● **Request**:
Please print exactly the lines below, from the start of the material up to and including the line with "(0,0) rectangle (822,725);", but none of the pictures.

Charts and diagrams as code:
◇ ◇ ◇ ◇

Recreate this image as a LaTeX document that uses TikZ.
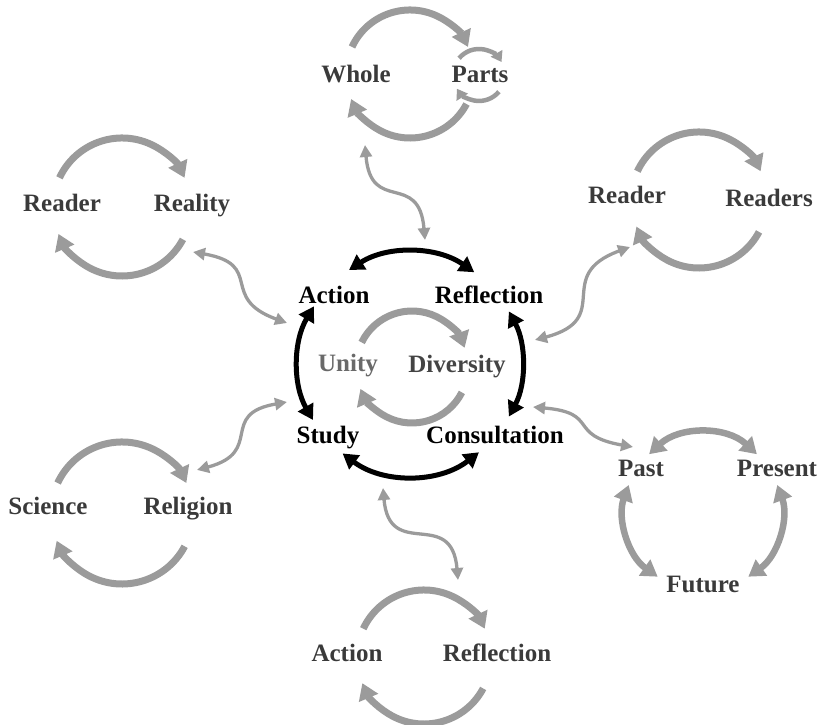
\documentclass[tikz,border=0pt]{standalone}
\usepackage{fontspec}
\setmainfont{Liberation Serif}
\usetikzlibrary{arrows.meta}
\definecolor{arrowgray}{RGB}{155,155,155}
\definecolor{labelgray}{RGB}{58,58,58}
\definecolor{unitygray}{RGB}{105,105,105}
\definecolor{divgray}{RGB}{68,68,68}
\begin{document}
\begin{tikzpicture}[x=1pt,y=1pt,
  lbl/.style={font=\fontsize{25}{30}\selectfont\bfseries, text=labelgray, anchor=base, inner sep=0pt},
  clbl/.style={lbl, text=black},
  loopar/.style={draw=arrowgray, line width=7pt, -{Triangle[length=16pt,width=20pt]}},
  sloopar/.style={draw=arrowgray, line width=4.5pt, -{Triangle[length=10pt,width=13pt]}},
  blkar/.style={draw=black, line width=5pt, {Triangle[length=15pt,width=17pt]}-{Triangle[length=15pt,width=17pt]}},
  dblar/.style={draw=arrowgray, line width=6.5pt, {Triangle[length=16pt,width=19pt]}-{Triangle[length=16pt,width=19pt]}},
  linkar/.style={draw=arrowgray, line width=3.3pt, {Triangle[length=12pt,width=12pt]}-{Triangle[length=12pt,width=12pt]}, looseness=1.6}
]
\useasboundingbox (0,0) rectangle (822,725);

% ---------- centres of the cycles ----------
\coordinate (cC)  at (410,361);   % central black cycle
\coordinate (cU)  at (412,358);   % unity / diversity
\coordinate (cT)  at (410,651);   % whole / parts
\coordinate (cP)  at (479,650);   % small parts cycle
\coordinate (cLT) at (122,518);   % reader / reality
\coordinate (cRT) at (699,525);   % reader / readers
\coordinate (cLB) at (122,212);   % science / religion
\coordinate (cB)  at (424,68);    % action / reflection (bottom)
\coordinate (cF)  at (703,213);   % past / present / future

% ---------- labels ----------
\node[clbl] (act)  at (334,421) {Action};
\node[clbl] (refl) at (489,421) {Reflection};
\node[clbl] (stu)  at (328,281) {Study};
\node[clbl] (cons) at (495,281) {Consultation};
\node[lbl, text=unitygray] (uni) at (348,353) {Unity};
\node[lbl, text=divgray]   (div) at (457,352) {Diversity};

\node[lbl] (whole) at (356,642) {Whole};
\node[lbl] (parts) at (480,642) {Parts};
\node[lbl] (rdl)   at (62,513)  {Reader};
\node[lbl] (real)  at (192,513) {Reality};
\node[lbl] (rdr)   at (627,521) {Reader};
\node[lbl] (rdrs)  at (769,518) {Readers};
\node[lbl] (sci)   at (48,210)  {Science};
\node[lbl] (rel)   at (188,210) {Religion};
\node[lbl] (bact)  at (347,63)  {Action};
\node[lbl] (brefl) at (497,63)  {Reflection};
\node[lbl] (past)  at (641,248) {Past};
\node[lbl] (pres)  at (777,248) {Present};
\node[lbl] (fut)   at (703,132) {Future};

% ---------- central black cycle ----------
\draw[blkar] (cC) ++(123:112) arc[start angle=123,end angle=55,radius=112];
\draw[blkar] (cC) ++(149:112) arc[start angle=149,end angle=210,radius=112];
\draw[blkar] (cC) ++(28:112) arc[start angle=28,end angle=-28,radius=112];
\draw[blkar] (cC) ++(233:112) arc[start angle=233,end angle=308,radius=112];

% ---------- unity / diversity ----------
\draw[loopar] (cU) ++(154:56) arc[start angle=154,end angle=20,radius=56];
\draw[loopar] (cU) ++(-27:56) arc[start angle=-27,end angle=-157,radius=56];

% ---------- outer two-term cycles ----------
\foreach \c/\r in {cT/64, cLT/69, cRT/68, cLB/71, cB/67}{
  \draw[loopar] (\c) ++(155:\r) arc[start angle=155,end angle=25,radius=\r];
  \draw[loopar] (\c) ++(-28:\r) arc[start angle=-28,end angle=-157,radius=\r];
}

% small cycle round "Parts"
\draw[sloopar] (cP) ++(140:26) arc[start angle=140,end angle=30,radius=26];
\draw[sloopar] (cP) ++(-40:26) arc[start angle=-40,end angle=-148,radius=26];

% ---------- past / present / future ----------
\draw[dblar] (cF) ++(133:79) arc[start angle=133,end angle=47,radius=79];
\draw[dblar] (cF) ++(160:79) arc[start angle=160,end angle=235,radius=79];
\draw[dblar] (cF) ++(20:79) arc[start angle=20,end angle=-55,radius=79];

% ---------- links between the centre and the outer cycles ----------
\coordinate (l1a) at (365,580); \coordinate (l1b) at (425,485);
\coordinate (l2a) at (193,473); \coordinate (l2b) at (287,402);
\coordinate (l3a) at (630,478); \coordinate (l3b) at (535,385);
\coordinate (l4a) at (287,323); \coordinate (l4b) at (197,255);
\coordinate (l5a) at (533,318); \coordinate (l5b) at (633,278);
\coordinate (l6a) at (383,237); \coordinate (l6b) at (458,145);

\draw[linkar] (l1a) to[out=-85,in=95] (l1b);
\draw[linkar] (l2a) to[out=-10,in=160] (l2b);
\draw[linkar] (l3a) to[out=200,in=15] (l3b);
\draw[linkar] (l4a) to[out=190,in=15] (l4b);
\draw[linkar] (l5a) to[out=-5,in=170] (l5b);
\draw[linkar] (l6a) to[out=-85,in=95] (l6b);
\end{tikzpicture}
\end{document}
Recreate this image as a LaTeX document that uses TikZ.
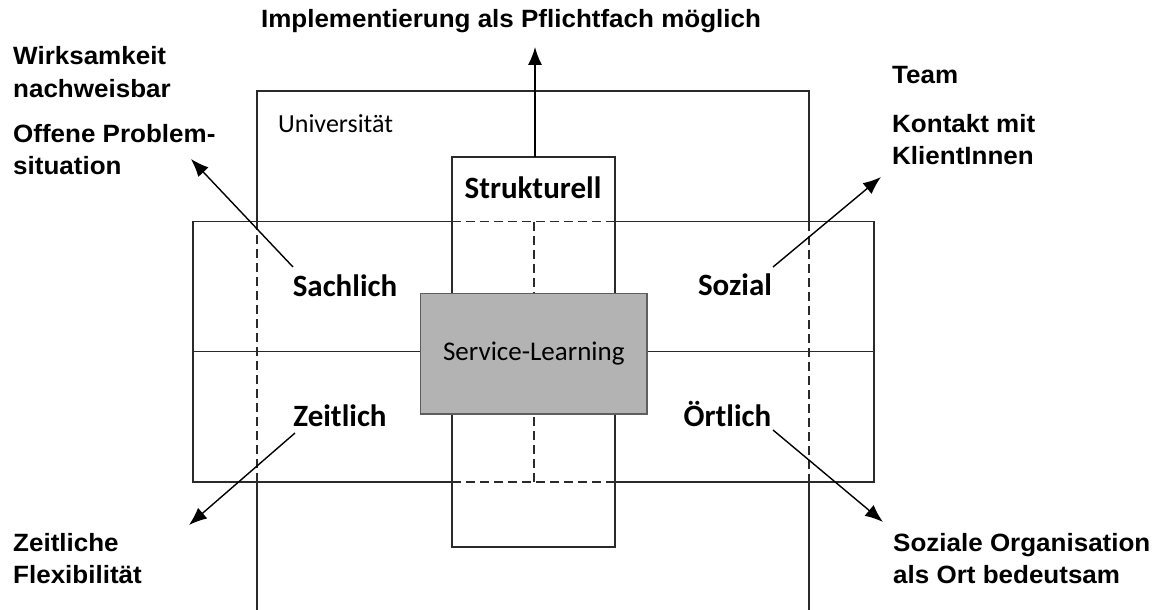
\documentclass[tikz,border=0pt]{standalone}
\usepackage{fontspec}
\usetikzlibrary{arrows.meta}
\newfontfamily\arialfont[FakeStretch=1.04]{Liberation Sans}
\newfontfamily\calfont{Carlito}
\definecolor{linec}{HTML}{2A2A2A}
\definecolor{boxfill}{HTML}{B3B3B3}
\definecolor{boxline}{HTML}{5E5E5E}
\tikzset{
  frame/.style={draw=linec, line width=1.3pt},
  dashframe/.style={draw=linec, line width=1.3pt, dash pattern=on 9pt off 5pt},
  outer/.style={inner sep=0pt, font=\arialfont\bfseries\fontsize{25}{32.5}\selectfont},
  dimlabel/.style={inner sep=0pt, anchor=base, font=\calfont\bfseries\fontsize{31}{36}\selectfont},
  arr/.style={draw=black, line width=1.4pt, -{Latex[length=18pt,width=14pt]}},
}
\newcommand{\lines}[1]{\begin{tabular}[t]{@{}l@{}}#1\end{tabular}}
\begin{document}
\begin{tikzpicture}[x=1pt,y=-1pt]
\useasboundingbox (0,0) rectangle (1170,610);
% Universitaet frame (open at bottom)
\draw[frame] (257,615) -- (257,482);
\draw[dashframe] (257,482) -- (257,221.7);
\draw[frame] (257,221.7) -- (257,91) -- (809,91) -- (809,221.7);
\draw[dashframe] (809,221.7) -- (809,482);
\draw[frame] (809,482) -- (809,615);
% horizontal rectangle
\draw[frame] (452,221.7) -- (193,221.7) -- (193,482) -- (452,482);
\draw[frame] (615,221.7) -- (874,221.7) -- (874,482) -- (615,482);
\draw[dashframe] (452,221.7) -- (615,221.7);
\draw[dashframe] (452,482) -- (615,482);
\draw[frame] (193,351.7) -- (874,351.7);
% vertical rectangle
\draw[frame] (452,157) rectangle (615,547);
\draw[dashframe] (534,221.7) -- (534,294);
\draw[dashframe] (534,482) -- (534,414);
% central box
\node[draw=boxline, fill=boxfill, line width=1.4pt, minimum width=226.3pt, minimum height=120.7pt, inner sep=0pt,
      font=\calfont\fontsize{27}{32}\selectfont] (sl) at (533.8,353.6) {Service-Learning};
% labels
\node[inner sep=0pt, anchor=base west, font=\calfont\fontsize{26}{30}\selectfont] (uni) at (278,132) {Universität};
\node[dimlabel] (struk) at (533,198) {Strukturell};
\node[dimlabel] (sach) at (345,296) {Sachlich};
\node[dimlabel] (soz) at (735,295) {Sozial};
\node[dimlabel] (zeit) at (340,426) {Zeitlich};
\node[dimlabel] (ort) at (727.5,426) {Örtlich};
% outer texts
\node[outer, anchor=base] (impl) at (511,28) {Implementierung als Pflichtfach möglich};
\node[outer, anchor=base west] (wirk) at (13,65) {\lines{Wirksamkeit\\nachweisbar}};
\node[outer, anchor=base west] (offen) at (13,142) {\lines{Offene Problem-\\situation}};
\node[outer, anchor=base west] (team) at (892,83) {Team};
\node[outer, anchor=base west] (kontakt) at (892,132) {\lines{Kontakt mit\\KlientInnen}};
\node[outer, anchor=base west] (zflex) at (13,551) {\lines{Zeitliche\\Flexibilität}};
\node[outer, anchor=base west] (sozorg) at (893,551) {\lines{Soziale Organisation\\als Ort bedeutsam}};
% arrow ends
\coordinate (strukS) at (535,157);
\coordinate (strukT) at (535,47);
\coordinate (sachS) at (293,267);
\coordinate (sachT) at (191,159);
\coordinate (sozS) at (773,267);
\coordinate (sozT) at (881,177);
\coordinate (zeitS) at (295,433);
\coordinate (zeitT) at (189,525);
\coordinate (ortS) at (773,430);
\coordinate (ortT) at (883,522);
\draw[arr] (strukS) -- (strukT);
\draw[arr] (sachS) -- (sachT);
\draw[arr] (sozS) -- (sozT);
\draw[arr] (zeitS) -- (zeitT);
\draw[arr] (ortS) -- (ortT);
\end{tikzpicture}
\end{document}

◇ ◇ ◇ ◇

● **Solution below**:
Recreate this image as a LaTeX document that uses TikZ.
\documentclass[tikz,border=0pt]{standalone}
\usepackage{fontspec}
\setmainfont{Liberation Serif}
\usetikzlibrary{arrows.meta}
\definecolor{arrowgray}{RGB}{155,155,155}
\definecolor{labelgray}{RGB}{58,58,58}
\definecolor{unitygray}{RGB}{105,105,105}
\definecolor{divgray}{RGB}{68,68,68}
\begin{document}
\begin{tikzpicture}[x=1pt,y=1pt,
  lbl/.style={font=\fontsize{25}{30}\selectfont\bfseries, text=labelgray, anchor=base, inner sep=0pt},
  clbl/.style={lbl, text=black},
  loopar/.style={draw=arrowgray, line width=7pt, -{Triangle[length=16pt,width=20pt]}},
  sloopar/.style={draw=arrowgray, line width=4.5pt, -{Triangle[length=10pt,width=13pt]}},
  blkar/.style={draw=black, line width=5pt, {Triangle[length=15pt,width=17pt]}-{Triangle[length=15pt,width=17pt]}},
  dblar/.style={draw=arrowgray, line width=6.5pt, {Triangle[length=16pt,width=19pt]}-{Triangle[length=16pt,width=19pt]}},
  linkar/.style={draw=arrowgray, line width=3.3pt, {Triangle[length=12pt,width=12pt]}-{Triangle[length=12pt,width=12pt]}, looseness=1.6}
]
\useasboundingbox (0,0) rectangle (822,725);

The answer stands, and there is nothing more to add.